The Kite Runner, a novel by Khaled Hosseini, has sold more than 30 million copies worldwide. Now it arrives on the West End stage, a doggedly efficient piece that somehow lacks true dazzle. The narrative style involves thick wodges of plot being delivered at the audience like news bulletins on the half-hour. The emotional range is limited and the characters never challenge our expectations.
The setting is Kabul in the 1970s. We meet nice Amir, a personable everyman, whose family have foreseen the rise of theocratic despotism and are plotting to escape. We hope they do. We’re attracted to Amir’s garrulous, whisky-drinking dad. ‘All crime is a form of theft,’ he philosophises. We find the psychotic street bully Assef utterly appalling. We feel sorry when Amir’s friend Hassan is raped by a gang of muggers. We share in Amir’s guilt when he admits that he witnessed the crime but failed to prevent it. When Amir moves to America we’re pleased to see him thrive. And we fear for him when he returns to Kabul in the 1990s and finds psychotic Assef transformed into a beheader of his fellow Muslims who flaunts his blood-stained sleeves as a badge of honour. Assef is still appalling. Amir is still nice. Not much has changed. Not enough, certainly, to move or astonish us.
Multicultural junkies will extol this play as an example of integration at its best. But Amir’s odyssey occurred 40 years ago and there are striking differences between him and his successor migrants. His view of Islam is essentially secular. He’s like a church-shy Brit who regards Anglicanism as a decorative irrelevance that provides a few reassuring background details for the transitional rites of birth, marriage and death. Amir can barely quote the Koran. He wears training shoes and listens to disco music. His family are rich too. In-house servants attend to them around the clock. They can choose which part of the West to migrate to and they select San Francisco, where they gladly accept the humble rank of apprentice westerners. It never occurs to them to Islamise their hosts because the superiority of the US appears to them as immutable as the proofs of Euclid. This piece is a hymn to a vanished era when immigration worked.
The Royal Court’s mission to depress Belgravia continues. January’s wrist-slasher opens with Tamsin, a troubled 19-year-old, who works as a parcel-packer in a computerised warehouse. Life at home is gruesome. No Dad. Mum is dead. Tamsin cares for her gay autistic brother, who suffers from agoraphobia and OCD and is constantly hounded by Job Centre bullies who threaten to dock his income if he fails to attend interviews. To make matters worse, Tamsin is a gifted physicist with a passion for astronomy whose dream has been wrecked by her chaotic family life.

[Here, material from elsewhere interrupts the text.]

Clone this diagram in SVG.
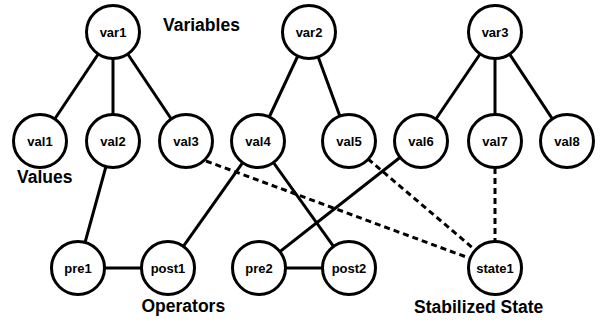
<svg xmlns="http://www.w3.org/2000/svg" width="603" height="322" viewBox="0 0 603 322">
<style>
.e{stroke:#000;stroke-width:3;fill:none}
.d{stroke:#000;stroke-width:3;fill:none;stroke-dasharray:6,4}
.n circle{fill:#fff;stroke:#000;stroke-width:3}
.n text{font-family:"Liberation Sans",Arial,sans-serif;font-weight:bold;font-size:13px;text-anchor:middle;fill:#000}
.lbl{font-family:"Liberation Sans",Arial,sans-serif;font-weight:bold;font-size:17.5px;fill:#000}
</style>
<rect width="603" height="322" fill="#fff"/>
<g id="connectors">
<line class="e" x1="113" y1="32" x2="40" y2="141"/>
<line class="e" x1="113" y1="32" x2="113" y2="141"/>
<line class="e" x1="113" y1="32" x2="186" y2="141"/>
<line class="e" x1="309" y1="32" x2="258" y2="141"/>
<line class="e" x1="309" y1="32" x2="349" y2="141"/>
<line class="e" x1="495" y1="32" x2="421" y2="141"/>
<line class="e" x1="495" y1="32" x2="495" y2="141"/>
<line class="e" x1="495" y1="32" x2="567" y2="141"/>
<line class="e" x1="113" y1="141" x2="78" y2="268"/>
<line class="e" x1="78" y1="268" x2="168" y2="268"/>
<line class="e" x1="258" y1="141" x2="168" y2="268"/>
<line class="e" x1="258" y1="141" x2="349" y2="268"/>
<line class="e" x1="259" y1="268" x2="349" y2="268"/>
<line class="e" x1="421" y1="141" x2="259" y2="268"/>
<line class="d" x1="206" y1="161" x2="469" y2="258"/>
<line class="d" x1="368" y1="159" x2="474" y2="249"/>
<line class="d" x1="495" y1="168" x2="495" y2="241"/>
</g>
<g id="var1" class="n"><circle cx="113" cy="32" r="26.5"/><text x="113" y="36.5">var1</text></g>
<g id="var2" class="n"><circle cx="309" cy="32" r="26.5"/><text x="309" y="36.5">var2</text></g>
<g id="var3" class="n"><circle cx="495" cy="32" r="26.5"/><text x="495" y="36.5">var3</text></g>
<g id="val1" class="n"><circle cx="40" cy="141" r="26.5"/><text x="40" y="145.5">val1</text></g>
<g id="val2" class="n"><circle cx="113" cy="141" r="26.5"/><text x="113" y="145.5">val2</text></g>
<g id="val3" class="n"><circle cx="186" cy="141" r="26.5"/><text x="186" y="145.5">val3</text></g>
<g id="val4" class="n"><circle cx="258" cy="141" r="26.5"/><text x="258" y="145.5">val4</text></g>
<g id="val5" class="n"><circle cx="349" cy="141" r="26.5"/><text x="349" y="145.5">val5</text></g>
<g id="val6" class="n"><circle cx="421" cy="141" r="26.5"/><text x="421" y="145.5">val6</text></g>
<g id="val7" class="n"><circle cx="495" cy="141" r="26.5"/><text x="495" y="145.5">val7</text></g>
<g id="val8" class="n"><circle cx="567" cy="141" r="26.5"/><text x="567" y="145.5">val8</text></g>
<g id="pre1" class="n"><circle cx="78" cy="268" r="26.5"/><text x="78" y="272.5">pre1</text></g>
<g id="post1" class="n"><circle cx="168" cy="268" r="26.5"/><text x="168" y="272.5">post1</text></g>
<g id="pre2" class="n"><circle cx="259" cy="268" r="26.5"/><text x="259" y="272.5">pre2</text></g>
<g id="post2" class="n"><circle cx="349" cy="268" r="26.5"/><text x="349" y="272.5">post2</text></g>
<g id="state1" class="n"><circle cx="495" cy="268" r="26.5"/><text x="495" y="272.5">state1</text></g>
<g id="labels">
<text class="lbl" x="163" y="31">Variables</text>
<text class="lbl" x="17" y="183">Values</text>
<text class="lbl" x="141.5" y="312">Operators</text>
<text class="lbl" x="414" y="313">Stabilized State</text>
</g>
</svg>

We follow her to the warehouse, where she’s forced to put in ten-hour shifts, with a 30-minute break, performing tasks of mind-numbing simplicity. Jobs in factories are no longer the skiver’s paradise they once were. It used to be easy to bunk off for an hour or two and hide away with a book. But new technology ensures that even a few seconds’ absence will trigger an alert and a visit from a nuisance with a clipboard who has the power to terminate contracts on the spot.
These dismal facts are put across vividly and convincingly. And the play is astonishingly cordial and humane. Tamsin makes friends with a witty, handsome teenager, Luke, who isn’t remotely cowed by his Dickensian working conditions. The snippy sub-manager turns out to be a good egg who dislikes the system and enjoys bending the rules by granting his underlings forbidden perks. (How did such an upbeat character elude the Court’s panel of call-off-Christmases?) Tamsin meets Luke in a pub. At 16, he shyly admits that he’s too young to buy booze but he manfully empties out his pockets to subsidise Tamsin’s trip to the bar. Piles of 10p pieces spill all over the table. This disruption to the normal dating rituals is touching and very funny. Then comes a slow seduction scene which is heart-warmingly awkward and believable. Coy Tamsin expresses her tentative desire for Luke by miming the words to a Meat Loaf classic and their shared attraction, beautifully observed and acted, culminates in a brief, chaste kiss.
There’s a lot of lovely stuff in this play. Director Matthew Xia, always estimable, often superb, delivers the goods. I hope someone tells the writer that the tribulations of the underclass are a fetish of the subsidised theatre whose bosses are fascinated by the sufferings of the near-homeless in the same way that medieval kings liked to commission performances from acrobatic dwarves and dancing hunchbacks. The commercial theatre, i.e. the real theatre, finds its material elsewhere.